I just got back from the yearly OpenRISC conference, orconf, which this year was situated at the university in Cambridge UK.

TL;DR;
The conference was a great success! The flight there was not.

After forcing myself out of bed early on Saturday morning, I spent half the day in a barn on the outskirts of Göteborg, since a broken radio transmitter delayed the flight over three hours. That was enough to make me miss out the introduction talk as well as the presentations from David Greaves on a SystemC model of a multicore OpenRISC with power annotation, Stefan Wallentowitz on OpTiMSoC and Jonathan Woodruff on BERI: A Bluespec Extensible RISC Implementation. Thankfully, all talks were recorded and will be available online when they have been transcoded.

The delayed flight also made me miss the first minutes of my own presentation on ORPSoCv3, which served as an introduction to the workshop later in the afternoon. Fortunately, I had plenty of time allocated to my short introduction on the subject. The presentation was actually a bit shorter than what I had originally planned since there has been way too many other things to do lately, and I hope to have time to make a more complete introduction for next time.

After the presentations, the conference went on with a workshop based around getting OpenRISC running Linux on a DE0 nano board. Embecosm kindly provided enough hardware to let all participants team up in groups and have their own board to play with. Slightly different incarnations of this workshop has been presented by Embecosm and Julius Baxter at other events such as OSHUG, but for me it was a milestone since we decided quite recently to base the hardware workflow on ORPSoCv3, which is what I have been working on for the last few years.

It all went surprisingly well. Except for a participant who had problems with his python version, I didn't hear many complaints. Most of the credit will have to go to Julius Baxter for preparing and writing down precise instructions on how to get started, Stefan Kristiansson who prepared a precompiled OpenRISC tool chain and did a ORPSoCv3 port for de0 Nano (in 30 minutes!) and Franck Jullien who's work on OpenOCD have made debugging easier as well as providing the first ORPSoCv3 board port which was a proof that it actually worked; but it made me very happy as well, since it shows that the time I have spent on ORPSoCv3 has paid off. It's now a little easier to build and simulate an OpenRISC based SoC.

Since I don't have a DE0 nano board myself, I spent the time trying to make a port for my trusty ordb2a board based on the de0 nano port instead. It was actually my first own board port, and the process went well, but when the time came to program the board and connect to it, it turned out my development environment was not up the task, and I had to spend most of the time compiling debug software and hunting down patches.
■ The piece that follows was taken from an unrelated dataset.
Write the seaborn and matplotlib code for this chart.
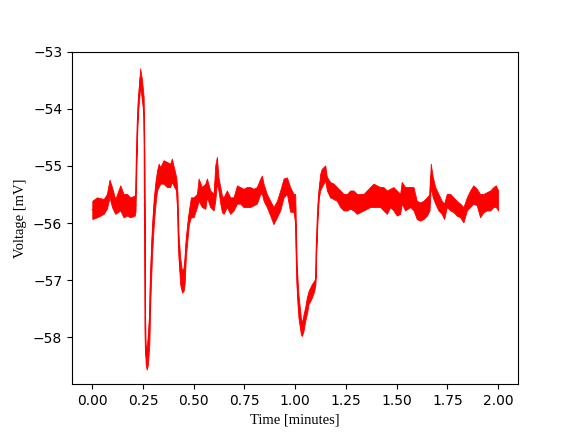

The outcome is that I now have a patch for OpenOCD to make it work properly with the ordb2a boards that I should send upstream soon.

The first day at the conference ended after the workshop, but as usual with these events, the fun doesn't stop when we leave the conference building. We all went for a fantastic dinner at St John's Chophouse where we continued to talk about everything from switching characteristics of crypto algorithms to high-level HDL languages. A few of us went on to try out some of the fine establishements in Cambridge afterwards and stopped by a pub where you could pay your drinks with bit coins. After the initial amazement of being able to pay things in real life with bit coins, this started another discussion on critical paths and process nodes for Bitcoin mining ASICs. It's funny how all conversations seem to end up in that direction.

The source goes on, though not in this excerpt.